Mongodb – Chunks not splitting on MongoDB sharded clusters

linuxmongodbsharding

I have created 2 shard servers named rs1 and rs2.
Now in the database collection there are multiple records those should split on these 2 servers in chunks. The sharding key is TxnMonth. It is not unique.

Now I have given the chunk size as 1 MB. When I inserted records corresponding to "TxnMonth" : 1, "TxnMonth" : 2 and "TxnMonth" : 3, the data was splitted onto 2 shards where on rs1 there were 2 chunks and on rs2 there was 1 chunk.

On checking, data for TxnMonth : 1 and 2 was on rs1 and data for TxnMonth : 3 was on rs2.

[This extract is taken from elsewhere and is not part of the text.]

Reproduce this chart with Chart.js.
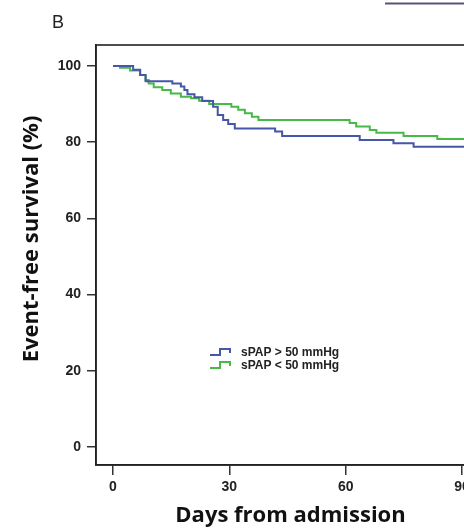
<!DOCTYPE html>
<html>
<head>
<meta charset="utf-8">
<script src="https://cdn.jsdelivr.net/npm/chart.js@4/dist/chart.umd.min.js"></script>
<style>
  html, body { margin: 0; padding: 0; background: #fff; overflow: hidden; }
  #wrap { width: 500px; height: 529px; position: relative; }
</style>
</head>
<body>
<div id="wrap"><canvas id="km"></canvas></div>
<script>
// Kaplan-Meier steps (day, survival % after the step)
const highDays = [0, 5.2, 7, 8.4, 15.3, 17.5, 18.4, 19.2, 21, 23, 25.8, 27, 28.4, 29.7, 31.4, 41.8, 43.6, 63.6, 72.3, 77.5, 91];
const highSurv = [100, 99, 97.6, 96, 95.4, 94.6, 93.7, 92.6, 91.8, 90.8, 89.3, 87.1, 85.8, 84.8, 83.6, 82.8, 81.6, 80.6, 79.7, 78.8, 77.2];

const lowDays = [0, 1.8, 4.4, 7, 8.4, 9.2, 10.5, 12.7, 14.9, 17.5, 20.1, 22.2, 24.8, 30.5, 32.3, 34, 35.8, 37.5, 61, 62.7, 66.2, 67.9, 74.9, 83.6, 91];
const lowSurv = [100, 99.5, 98.8, 97.6, 96.3, 95.4, 94.4, 93.7, 92.8, 91.9, 91.5, 90.9, 90, 89.3, 88.5, 87.6, 86.7, 85.8, 85, 84.1, 83.2, 82.5, 81.6, 80.8, 79.8];

const seriesLabels = ['sPAP > 50 mmHg', 'sPAP < 50 mmHg'];
const seriesColors = ['#4656a8', '#47b947'];

const xTicks = [0, 30, 60, 90];
const yTicks = [0, 20, 40, 60, 80, 100];

const yTitle = 'Event-free survival (%)';

const toPoints = (xs, ys) => xs.map((x, i) => ({ x, y: ys[i] }));

// frame box, panel letter, y title (sits a bit above the axis centre), inline legend
const decorPlugin = {
  id: 'decor',
  afterDraw(chart) {
    const { ctx, chartArea: a } = chart;
    ctx.save();
    ctx.strokeStyle = '#222';
    ctx.lineWidth = 1.6;
    ctx.strokeRect(a.left, a.top, a.right - a.left, a.bottom - a.top);

    ctx.fillStyle = '#222';
    ctx.font = '18px "Liberation Sans", Arial, sans-serif';
    ctx.textBaseline = 'alphabetic';
    ctx.fillText('B', 52, 28);

    ctx.save();
    ctx.translate(32, 239);
    ctx.rotate(-Math.PI / 2);
    ctx.font = 'bold 22px "Open Sans", sans-serif';
    ctx.fillStyle = '#111';
    ctx.textAlign = 'center';
    ctx.textBaseline = 'middle';
    ctx.fillText(yTitle, 0, 0);
    ctx.restore();

    // stray line from the neighbouring panel
    ctx.strokeStyle = '#5d5078';
    ctx.lineWidth = 2;
    ctx.beginPath();
    ctx.moveTo(385, 3.5);
    ctx.lineTo(500, 3.5);
    ctx.stroke();

    const lx = 210, ly = [352, 365];
    ctx.font = 'bold 12px "Liberation Sans", Arial, sans-serif';
    ctx.textBaseline = 'middle';
    seriesLabels.forEach((lbl, i) => {
      const y = ly[i];
      ctx.strokeStyle = seriesColors[i];
      ctx.lineWidth = 2;
      ctx.beginPath();
      ctx.moveTo(lx, y + 3);
      ctx.lineTo(lx + 10, y + 3);
      ctx.lineTo(lx + 10, y - 3);
      ctx.lineTo(lx + 20, y - 3);
      ctx.lineTo(lx + 20, y + 1);
      ctx.stroke();
      ctx.fillStyle = '#222';
      ctx.fillText(lbl, lx + 31, y + 1);
    });
    ctx.restore();
  },
};

new Chart(document.getElementById('km'), {
  type: 'line',
  data: {
    datasets: [
      {
        label: seriesLabels[0],
        data: toPoints(highDays, highSurv),
        borderColor: seriesColors[0],
        borderWidth: 2,
        pointRadius: 0,
        stepped: 'before',
        fill: false,
      },
      {
        label: seriesLabels[1],
        data: toPoints(lowDays, lowSurv),
        borderColor: seriesColors[1],
        borderWidth: 2,
        pointRadius: 0,
        stepped: 'before',
        fill: false,
      },
    ],
  },
  options: {
    responsive: true,
    maintainAspectRatio: false,
    animation: false,
    layout: { padding: { top: 45, right: 15, left: 0, bottom: 0 } },
    plugins: { legend: { display: false }, tooltip: { enabled: false } },
    scales: {
      x: {
        type: 'linear',
        min: -4.38,
        max: 95.9,
        afterBuildTicks: s => { s.ticks = xTicks.map(v => ({ value: v })); },
        afterFit: s => { s.height = 64; },
        grid: { drawOnChartArea: false, drawTicks: true, tickLength: 10, color: '#333', lineWidth: 1.5 },
        border: { display: true, color: '#222', width: 1.6 },
        ticks: { color: '#222', padding: 4, font: { family: '"Liberation Sans", Arial', weight: 'bold', size: 14 } },
        title: {
          display: true,
          text: 'Days from admission',
          color: '#111',
          padding: { top: 0, bottom: 0 },
          font: { family: '"Open Sans"', weight: 'bold', size: 22 },
        },
      },
      y: {
        min: -4.72,
        max: 105.5,
        afterBuildTicks: s => { s.ticks = yTicks.map(v => ({ value: v })); },
        afterFit: s => { s.width = 96; },
        grid: { drawOnChartArea: false, drawTicks: true, tickLength: 9, color: '#333', lineWidth: 1.5 },
        border: { display: true, color: '#222', width: 1.6 },
        ticks: { color: '#222', padding: 6, font: { family: '"Liberation Sans", Arial', weight: 'bold', size: 14 } },
        title: { display: false },
      },
    },
  },
  plugins: [decorPlugin],
});
</script>
</body>
</html>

On running, sh.status(), it gave this output-

{  "_id" : "shardPOC",  "primary" : "rs1",  "partitioned" : true }
                shardPOC.machines
                        shard key: { "TxnMonth" : 1 }
                        unique: false
                        balancing: true
                        chunks:
                                rs1     2
                                rs2     1
                        { "TxnMonth" : { "$minKey" : 1 } } -->> { "TxnMonth" : 1 } on : rs1 Timestamp(2, 1)
                        { "TxnMonth" : 1 } -->> { "TxnMonth" : 3 } on : rs1 Timestamp(1, 2)
                        { "TxnMonth" : 3 } -->> { "TxnMonth" : { "$maxKey" : 1 } } on : rs2 Timestamp(2, 0)
        {  "_id" : "NewTestDB",  "primary" : "rs1",  "partitioned" : false }

After this, I started inserting records for TxnMonth : 4, 5, 6, 7 and 8, to check when the chunk on rs2 will split but even if the chunk size exceeded 1 MB size, it didn't split. Below is the output of db.collection.getShardDistribution()

Shard rs1 at rs1/JCB-DB1:27012
   data : 57KiB docs : 80 chunks : 2
   estimated data per chunk : 28KiB
   estimated docs per chunk : 40
Shard rs2 at rs2/JCB-DB1:27013
   data : 1.1MiB docs : 1560 chunks : 1
   estimated data per chunk : 1.1MiB
   estimated docs per chunk : 1560
Totals
   data : 1.15MiB docs : 1640 chunks : 3
   Shard rs1 contains 4.87% data, 4.87% docs in cluster, avg obj size on shard : 740B
   Shard rs2 contains 95.12% data, 95.12% docs in cluster, avg obj size on shard : 740B

What I expected was that the chunk will split after it exceeds 1 MB but it did not.
Can someone explain the reason?
Thanks in advance.

Best Answer

Your chosen shard key for a collection defines the granularity of possible chunk splits. Chunks represent a range of values for the shard key. With a single field in your shard key (TxnMonth), that means the smallest possible range is a single value such as TxnMonth: 3.

The chunk size setting determines when MongoDB will try to split chunk ranges in order to help distribute data in a sharded cluster, but does not put an upper bound on the size of the data in a chunk range.

When the maximum chunk size is reached for a given value, that chunk will be marked as an indivisible jumbo chunk and the balancer will no longer attempt to split or migrate that chunk. New data will continue to be added to that chunk leading to an imbalance in data distribution as you observed in your testing.

there are 8 distinct values of TxnMonth from 1 to 8

This limits your sharded collection to a maximum of 8 chunks (or the number of unique TxnMonth values in this collection).

For effective sharding you need to choose a more appropriate shard key with higher cardinality.